After Covid, he felt things fell back into the old ways at the HSE, and for some the bureaucracy became “stifling”. As he ascended the ranks, it was a case of being “at meetings every day, thinking about other meetings”.

By then O’Brien “was speaking with the archbishop and I had been a self-supporting minister for 10 years”, having undertaken training for ministry at the Church of Ireland Theological College in Dublin while working at the HSE. He served as curate in Howth and Balbriggan parishes.

“I said to the archbishop, you know I love what I’m doing at the HSE but I just feel as though, should I wait until I’m 65 and then come into a church and be too old to do anything, or I’m open to exploring coming into the church and doing something dynamic before I retire and see how it works out.”

Besides, by then he had realised that “sitting at meetings would have just killed me”.

There was also an incident when his son Dylan was very ill in hospital. O’Brien was about to visit him when he was asked to attend another such HSE meeting. “We’d love you to be here, Tom, because there’s something urgent we need to discuss,” he was told. He attended the meeting but there was “nothing”.

The archbishop knew of a vacancy that would suit O’Brien. He was interviewed for the position as rector at St James’s in Crinken, south Dublin, and three years ago got the job. “I took a huge salary decrease, huge, but I’ve never been happier.”

He loves it at Crinken – his biggest difficulty with accepting the job as dean of Christ Church “was the people” at Crinken. He had been to “very many churches where select vestries have been kind of difficult at times,” but in a very active three years at Crinken “I’ve had nothing but an easy ride”.

The people have been “very supportive, no matter what I wanted, they said ‘yes, let’s do it’” and he and his wife Daniella have “made very good friends. It’s a beautiful location.” Now he was headed for “the city centre into what is a very formal role”.

The archbishop has been “very supportive. He is very wise. He sees an awful lot of things that I don’t even see, you know. He sees talents that I probably didn’t see about myself. He knew that Crinken would be a great fit. I don’t know how he knew that, but it was. He knows the cathedral’s going to be a good fit for a different reason.”

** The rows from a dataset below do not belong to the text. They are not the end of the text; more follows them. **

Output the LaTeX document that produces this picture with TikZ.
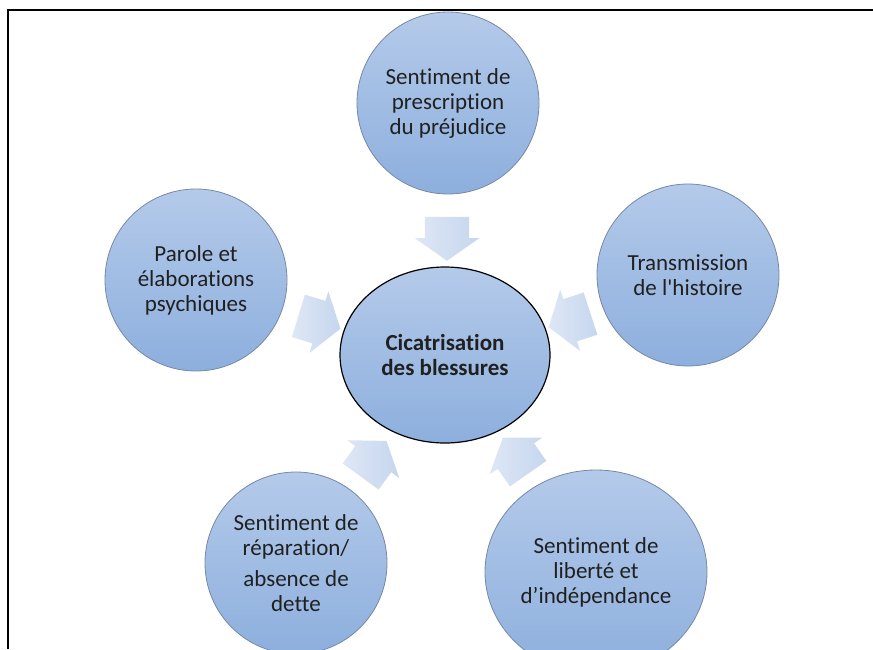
\documentclass[tikz,border=0pt]{standalone}
\usepackage{fontspec}
\setmainfont{Carlito}[Ligatures={TeX,NoCommon}]
\usepackage{xcolor}
\definecolor{bulleHaut}{RGB}{180,202,234}
\definecolor{bulleBas}{RGB}{141,175,221}
\definecolor{bord}{RGB}{118,136,165}
\definecolor{flecheA}{RGB}{222,231,245}
\definecolor{flecheB}{RGB}{198,214,238}
\definecolor{texte}{RGB}{32,32,32}
\usepackage{tikz}
\usetikzlibrary{shapes.geometric}
\usetikzlibrary{shapes.arrows}

\begin{document}
\begin{tikzpicture}[x=1pt,y=-1pt]
    \tikzstyle{every node}=[font=\fontsize{23}{25}\selectfont, text=texte, align=center]
    \tikzstyle{bulle}=[circle, draw=bord, line width=0.8pt, top color=bulleHaut, bottom color=bulleBas, minimum size=182pt, inner sep=0pt]
    \tikzstyle{fleche}=[single arrow, draw=none, left color=flecheA, right color=flecheB, minimum height=44pt, inner xsep=0pt, inner ysep=22pt, single arrow head extend=10pt, single arrow tip angle=110]
    \clip (0,0) rectangle (873,649);

    % cadre
    \draw [line width=2pt] (8,649) -- (8,10) -- (873,10);

    % bulles
    \node[bulle] (prescription) at (448,103) {Sentiment de\\prescription\\du préjudice};
    \node[bulle] (parole) at (196,280) {Parole et\\élaborations\\psychiques};
    \node[bulle] (transmission) at (688,275) {Transmission\\de l\textquotesingle histoire};
    \node[bulle] (reparation) at (296,563) {Sentiment de\\réparation/\\[6pt]absence de\\dette};
    \node[bulle, ellipse, minimum width=222pt, minimum height=204pt] (liberte) at (596,572) {Sentiment de\\liberté et\\d’indépendance};

    \node[ellipse, draw=black, line width=1.2pt, top color=bulleHaut, bottom color=bulleBas,
          minimum width=210pt, minimum height=176pt, inner sep=0pt, font=\fontsize{23}{25}\selectfont\bfseries]
          (cicatrisation) at (445,355) {Cicatrisation\\des blessures};

    % fleches
    \node[fleche, rotate=-90] (f1) at (447,231) {};
    \node[fleche, rotate=-17] (f2) at (312,320) {};
    \node[fleche, rotate=198] (f3) at (577,318) {};
    \node[fleche, rotate=54] (f4) at (369,465) {};
    \node[fleche, rotate=125] (f5) at (520,462) {};
\end{tikzpicture}
\end{document}
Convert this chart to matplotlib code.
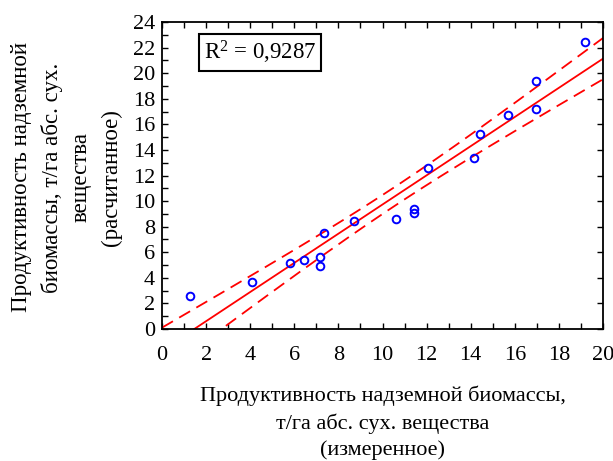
import numpy as np
import matplotlib
matplotlib.use('Agg')
import matplotlib.pyplot as plt
from matplotlib.ticker import MultipleLocator

plt.rcParams['font.family'] = ['Liberation Serif', 'DejaVu Serif']
plt.rcParams['mathtext.fontset'] = 'custom'
plt.rcParams['mathtext.rm'] = 'Liberation Serif'
plt.rcParams['mathtext.it'] = 'Liberation Serif:italic'

# измеренное / расчитанное, т/га
measured = [1.27, 4.07, 5.80, 6.44, 7.17, 7.17, 7.33, 8.69, 10.60, 11.41,
            11.41, 12.05, 14.13, 14.41, 15.68, 16.95, 16.95, 19.20]
calculated = [2.58, 3.70, 5.13, 5.42, 5.60, 4.95, 7.50, 8.47, 8.62, 9.41,
              9.07, 12.59, 13.37, 15.27, 16.70, 17.20, 19.42, 22.44]
r2_text = 'R$^\\mathrm{2}$ = 0,9287'
t_crit = 2.12  # t(0.975, df=16)


def fit_band(x, y, xs):
    x = np.asarray(x)
    y = np.asarray(y)
    n = len(x)
    b, a = np.polyfit(x, y, 1)
    resid = y - (a + b * x)
    s = np.sqrt(np.sum(resid ** 2) / (n - 2))
    sxx = np.sum((x - x.mean()) ** 2)
    yhat = a + b * xs
    half = t_crit * s * np.sqrt(1.0 / n + (xs - x.mean()) ** 2 / sxx)
    return yhat, yhat - half, yhat + half


fig = plt.figure(figsize=(6.13, 4.61), dpi=100)
ax = fig.add_axes([0.2643, 0.2863, 0.7194, 0.666])

xs = np.linspace(0, 20, 200)
yhat, lo, hi = fit_band(measured, calculated, xs)
ax.plot(xs, yhat, color='red', lw=1.3)
ax.plot(xs, lo, color='red', lw=1.3, ls=(0, (7, 4)))
ax.plot(xs, hi, color='red', lw=1.3, ls=(0, (7, 4)))
ax.plot(measured, calculated, 'o', mfc='none', mec='blue', mew=1.4, ms=5.5)

ax.set_xlim(0, 20)
ax.set_ylim(0, 24)
ax.xaxis.set_major_locator(MultipleLocator(2))
ax.xaxis.set_minor_locator(MultipleLocator(1))
ax.yaxis.set_major_locator(MultipleLocator(2))
ax.yaxis.set_minor_locator(MultipleLocator(1))
ax.tick_params(which='both', direction='in', top=True, right=True,
               length=4, width=1, labelsize=16, pad=5)
ax.tick_params(axis='x', which='major', pad=12)
ax.tick_params(which='minor', right=False)
for sp in ax.spines.values():
    sp.set_linewidth(1.3)

ax.text(0.095, 0.945, r2_text, transform=ax.transAxes, fontsize=16.5,
        va='top', ha='left',
        bbox=dict(boxstyle='square,pad=0.2', fc='white', ec='black', lw=1.5))

fig.text(0.108, 0.615,
         'Продуктивность надземной\nбиомассы, т/га абс. сух.\nвещества\n(расчитанное)',
         rotation=90, ha='center', va='center', multialignment='center',
         fontsize=16.5, linespacing=1.52)
fig.text(0.624, 0.083,
         'Продуктивность надземной биомассы,\nт/га абс. сух. вещества\n(измеренное)',
         ha='center', va='center', multialignment='center',
         fontsize=16, linespacing=1.48)

fig.savefig('out.png', dpi=100)
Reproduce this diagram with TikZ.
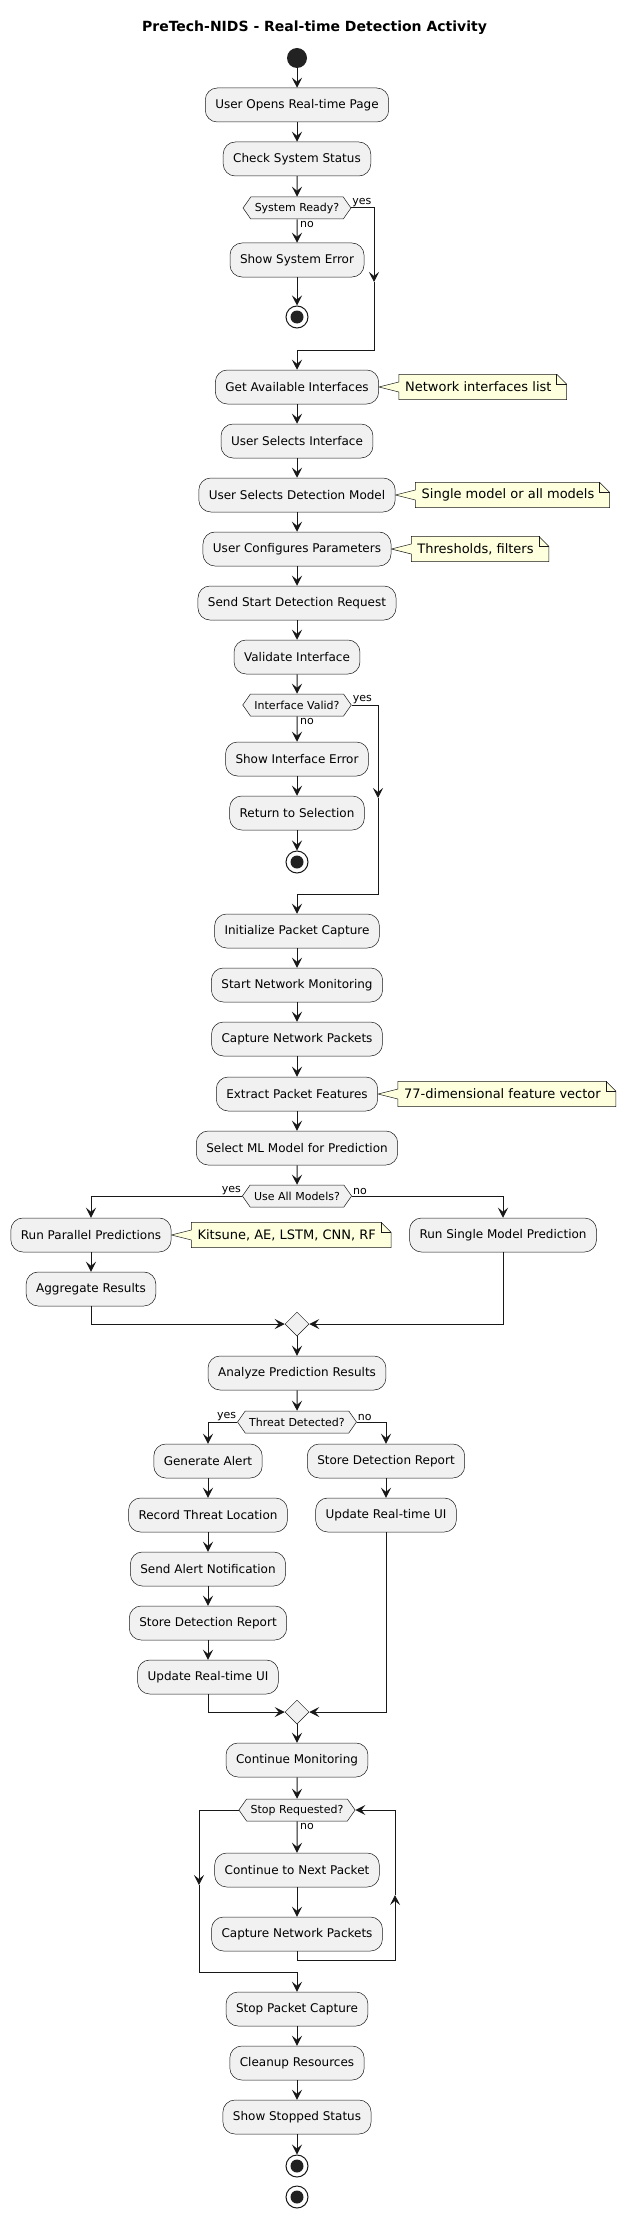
\documentclass[tikz,border=0pt]{standalone}
\usepackage{fontspec}
\setmainfont{DejaVu Sans}
\usepackage{xcolor}
\usepackage{tikz}
\usetikzlibrary{shapes.geometric, shapes.symbols, arrows.meta, positioning, backgrounds}
\definecolor{actfill}{HTML}{F1F1F1}
\definecolor{linec}{HTML}{181818}
\definecolor{notefill}{HTML}{FEFFDD}
\definecolor{dotc}{HTML}{222222}
\tikzstyle{arrow} = [draw=linec, line width=1pt, -{Stealth[length=10pt, width=10pt, inset=4pt]}]
\tikzstyle{line} = [draw=linec, line width=1pt]
\tikzstyle{act} = [rectangle, draw=linec, line width=0.5pt, fill=actfill, rounded corners=12pt, minimum height=34pt, inner xsep=10pt, font=\fontsize{12}{14}\selectfont]
\tikzstyle{cond} = [signal, signal to=west and east, signal pointer angle=110, draw=linec, line width=0.5pt, fill=actfill, minimum height=22pt, inner xsep=4pt, inner ysep=0pt, font=\fontsize{11}{13}\selectfont]
\tikzstyle{merge} = [diamond, draw=linec, line width=0.5pt, fill=actfill, minimum width=24pt, minimum height=24pt, inner sep=0pt]
\tikzstyle{startdot} = [circle, fill=dotc, minimum size=20pt, inner sep=0pt]
\tikzstyle{enddot} = [circle, draw=linec, line width=1pt, fill=white, minimum size=22pt, inner sep=0pt, path picture={\fill[dotc] (path picture bounding box.center) circle (6.5pt);}]
\tikzstyle{lbl} = [inner sep=1pt, font=\fontsize{11}{13}\selectfont]
\tikzstyle{note} = [inner xsep=6pt, inner ysep=0pt, minimum height=25pt, font=\fontsize{13}{15}\selectfont]
\tikzstyle{notel} = [draw=linec, line width=0.5pt, fill=notefill]
% note outline with folded corner, pointing at the activity
\newcommand{\drawnote}[2]{%
  \path[notel] (#1.north west) -- ([xshift=-1pt]#1.north east) -- ([xshift=9pt,yshift=-10pt]#1.north east)
    -- ([xshift=9pt]#1.south east) -- (#1.south west) -- ([yshift=-5pt]#1.west) -- (#2.east)
    -- ([yshift=5pt]#1.west) -- cycle;
  \draw[draw=linec, line width=0.5pt] ([xshift=-1pt]#1.north east) -- ++(0,-10pt) -- ++(10pt,0);
}

\begin{document}
\begin{tikzpicture}[x=1pt, y=1pt, node distance=54pt]
    \useasboundingbox (0,0) rectangle (629,-2218);
    \node (ttl) [font=\fontsize{14}{16}\selectfont\bfseries] at (314.5,-28) {PreTech-NIDS - Real-time Detection Activity};

    % start and system check
    \node (start) [startdot] at (297,-58) {};
    \node (op)   [act] at (297,-105) {User Opens Real-time Page};
    \node (chk)  [act, below of=op] {Check System Status};
    \node (rdy)  [cond, below of=chk, yshift=5pt] {System Ready?};
    \node (serr) [act, below of=rdy, yshift=2pt] {Show System Error};
    \node (end1) [enddot, below of=serr, yshift=-3pt] {};

    % interface and model selection
    \node (gai) [act] at (297,-387) {Get Available Interfaces};
    \node (usi) [act, below of=gai] {User Selects Interface};
    \node (usm) [act, below of=usi] {User Selects Detection Model};
    \node (ucp) [act, below of=usm] {User Configures Parameters};
    \node (ssd) [act, below of=ucp] {Send Start Detection Request};
    \node (vi)  [act, below of=ssd] {Validate Interface};
    \node (ivd) [cond, below of=vi, yshift=6pt] {Interface Valid?};
    \node (ierr)[act, below of=ivd] {Show Interface Error};
    \node (ret) [act, below of=ierr] {Return to Selection};
    \node (end2)[enddot, below of=ret, yshift=5pt] {};

    % capture and prediction
    \node (ipc) [act] at (297,-931) {Initialize Packet Capture};
    \node (snm) [act, below of=ipc] {Start Network Monitoring};
    \node (cnp) [act, below of=snm] {Capture Network Packets};
    \node (epf) [act, below of=cnp, yshift=-1pt] {Extract Packet Features};
    \node (sel) [act, below of=epf] {Select ML Model for Prediction};
    \node (uam) [cond, below of=sel, yshift=6pt] {Use All Models?};
    \node (rpp) [act] at (91,-1235) {Run Parallel Predictions};
    \node (rsm) [act] at (503,-1235) {Run Single Model Prediction};
    \node (agg) [act, below of=rpp] {Aggregate Results};
    \node (mg1) [merge] at (297,-1324) {};

    % threat handling
    \node (apr) [act] at (297,-1373) {Analyze Prediction Results};
    \node (thr) [cond, below of=apr, yshift=5pt] {Threat Detected?};
    \node (gal) [act] at (208,-1461) {Generate Alert};
    \node (sdr) [act] at (386,-1461) {Store Detection Report};
    \node (rtl) [act, below of=gal] {Record Threat Location};
    \node (uui) [act, below of=sdr] {Update Real-time UI};
    \node (san) [act, below of=rtl] {Send Alert Notification};
    \node (sdl) [act, below of=san] {Store Detection Report};
    \node (uul) [act, below of=sdl] {Update Real-time UI};
    \node (mg2) [merge] at (297,-1712) {};

    % monitoring loop and shutdown
    \node (cmo) [act] at (297,-1760) {Continue Monitoring};
    \node (srq) [cond, below of=cmo, yshift=4pt] {Stop Requested?};
    \node (cnx) [act, below of=srq, yshift=-6pt] {Continue to Next Packet};
    \node (cnp2)[act, below of=cnx, yshift=-10pt] {Capture Network Packets};
    \node (spc) [act] at (297,-2009) {Stop Packet Capture};
    \node (clr) [act, below of=spc] {Cleanup Resources};
    \node (sss) [act, below of=clr] {Show Stopped Status};
    \node (end3)[enddot, below of=sss, yshift=5pt] {};
    \node (end4)[enddot, below of=end3, yshift=23pt] {};

    % notes
    \node (n1) [note, anchor=west] at ([xshift=20pt]gai.east) {Network interfaces list};
    \node (n2) [note, anchor=west] at ([xshift=20pt]usm.east) {Single model or all models};
    \node (n3) [note, anchor=west] at ([xshift=20pt]ucp.east) {Thresholds, filters};
    \node (n4) [note, anchor=west] at ([xshift=20pt]epf.east) {77-dimensional feature vector};
    \node (n5) [note, anchor=west] at ([xshift=20pt]rpp.east) {Kitsune, AE, LSTM, CNN, RF};
    \begin{scope}[on background layer]
        \drawnote{n1}{gai}
        \drawnote{n2}{usm}
        \drawnote{n3}{ucp}
        \drawnote{n4}{epf}
        \drawnote{n5}{rpp}
    \end{scope}

    \coordinate (y1) at (374,-282);
    \coordinate (j1) at (297,-350);
    \coordinate (y2) at (378,-798);
    \coordinate (j2) at (297,-894);
    \coordinate (l1) at (199,-1885);
    \coordinate (l2) at (297,-1972);
    \coordinate (r1) at (395,-1895);
    \coordinate (r2) at (395,-1960);

    \draw [arrow] (start) -- (op);
    \draw [arrow] (op) -- (chk);
    \draw [arrow] (chk) -- (rdy);
    \draw [arrow] (rdy) -- (serr);
    \draw [arrow] (serr) -- (end1);
    \draw [arrow] (rdy.east) -| (y1);
    \draw [line] (y1) |- (j1);
    \draw [arrow] (j1) -- (gai);
    \node [lbl, anchor=south west] at (rdy.east) {yes};
    \node [lbl, anchor=north west, xshift=2pt, yshift=-1pt] at (rdy.south) {no};

    \draw [arrow] (gai) -- (usi);
    \draw [arrow] (usi) -- (usm);
    \draw [arrow] (usm) -- (ucp);
    \draw [arrow] (ucp) -- (ssd);
    \draw [arrow] (ssd) -- (vi);
    \draw [arrow] (vi) -- (ivd);
    \draw [arrow] (ivd) -- (ierr);
    \draw [arrow] (ierr) -- (ret);
    \draw [arrow] (ret) -- (end2);
    \draw [arrow] (ivd.east) -| (y2);
    \draw [line] (y2) |- (j2);
    \draw [arrow] (j2) -- (ipc);
    \node [lbl, anchor=south west] at (ivd.east) {yes};
    \node [lbl, anchor=north west, xshift=2pt, yshift=-1pt] at (ivd.south) {no};

    \draw [arrow] (ipc) -- (snm);
    \draw [arrow] (snm) -- (cnp);
    \draw [arrow] (cnp) -- (epf);
    \draw [arrow] (epf) -- (sel);
    \draw [arrow] (sel) -- (uam);
    \draw [arrow] (uam.west) -| (rpp);
    \draw [arrow] (uam.east) -| (rsm);
    \node [lbl, anchor=south east] at (uam.west) {yes};
    \node [lbl, anchor=south west] at (uam.east) {no};
    \draw [arrow] (rpp) -- (agg);
    \draw [arrow] (agg) |- (mg1);
    \draw [arrow] (rsm) |- (mg1);
    \draw [arrow] (mg1) -- (apr);

    \draw [arrow] (apr) -- (thr);
    \draw [arrow] (thr.west) -| (gal);
    \draw [arrow] (thr.east) -| (sdr);
    \node [lbl, anchor=south east] at (thr.west) {yes};
    \node [lbl, anchor=south west] at (thr.east) {no};
    \draw [arrow] (gal) -- (rtl);
    \draw [arrow] (rtl) -- (san);
    \draw [arrow] (san) -- (sdl);
    \draw [arrow] (sdl) -- (uul);
    \draw [arrow] (sdr) -- (uui);
    \draw [arrow] (uul) |- (mg2);
    \draw [arrow] (uui) |- (mg2);
    \draw [arrow] (mg2) -- (cmo);

    \draw [arrow] (cmo) -- (srq);
    \draw [arrow] (srq) -- (cnx);
    \node [lbl, anchor=north west, xshift=2pt, yshift=-1pt] at (srq.south) {no};
    \draw [arrow] (cnx) -- (cnp2);
    \draw [arrow] (cnp2.south) |- (r2) -- (r1);
    \draw [arrow] (r1) |- (srq.east);
    \draw [arrow] (srq.west) -| (l1);
    \draw [line] (l1) |- (l2);
    \draw [arrow] (l2) -- (spc);
    \draw [arrow] (spc) -- (clr);
    \draw [arrow] (clr) -- (sss);
    \draw [arrow] (sss) -- (end3);
\end{tikzpicture}
\end{document}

O’Brien and his wife Daniella have three children, Rebecca (27), Dylan (24) and Tara Rose (20). He and Daniella met in London during an earlier life when both were, briefly, studying law. She is from Prague and her father is a senior figure in the Czech Republic’s Baptist Union.

From Waterford and a Catholic background, O’Brien had by then already found his way to the Baptists as his faith search went on. It continued, until he found his spiritual home in Anglicanism.

It is expected he will be installed as dean of Christ Church in October.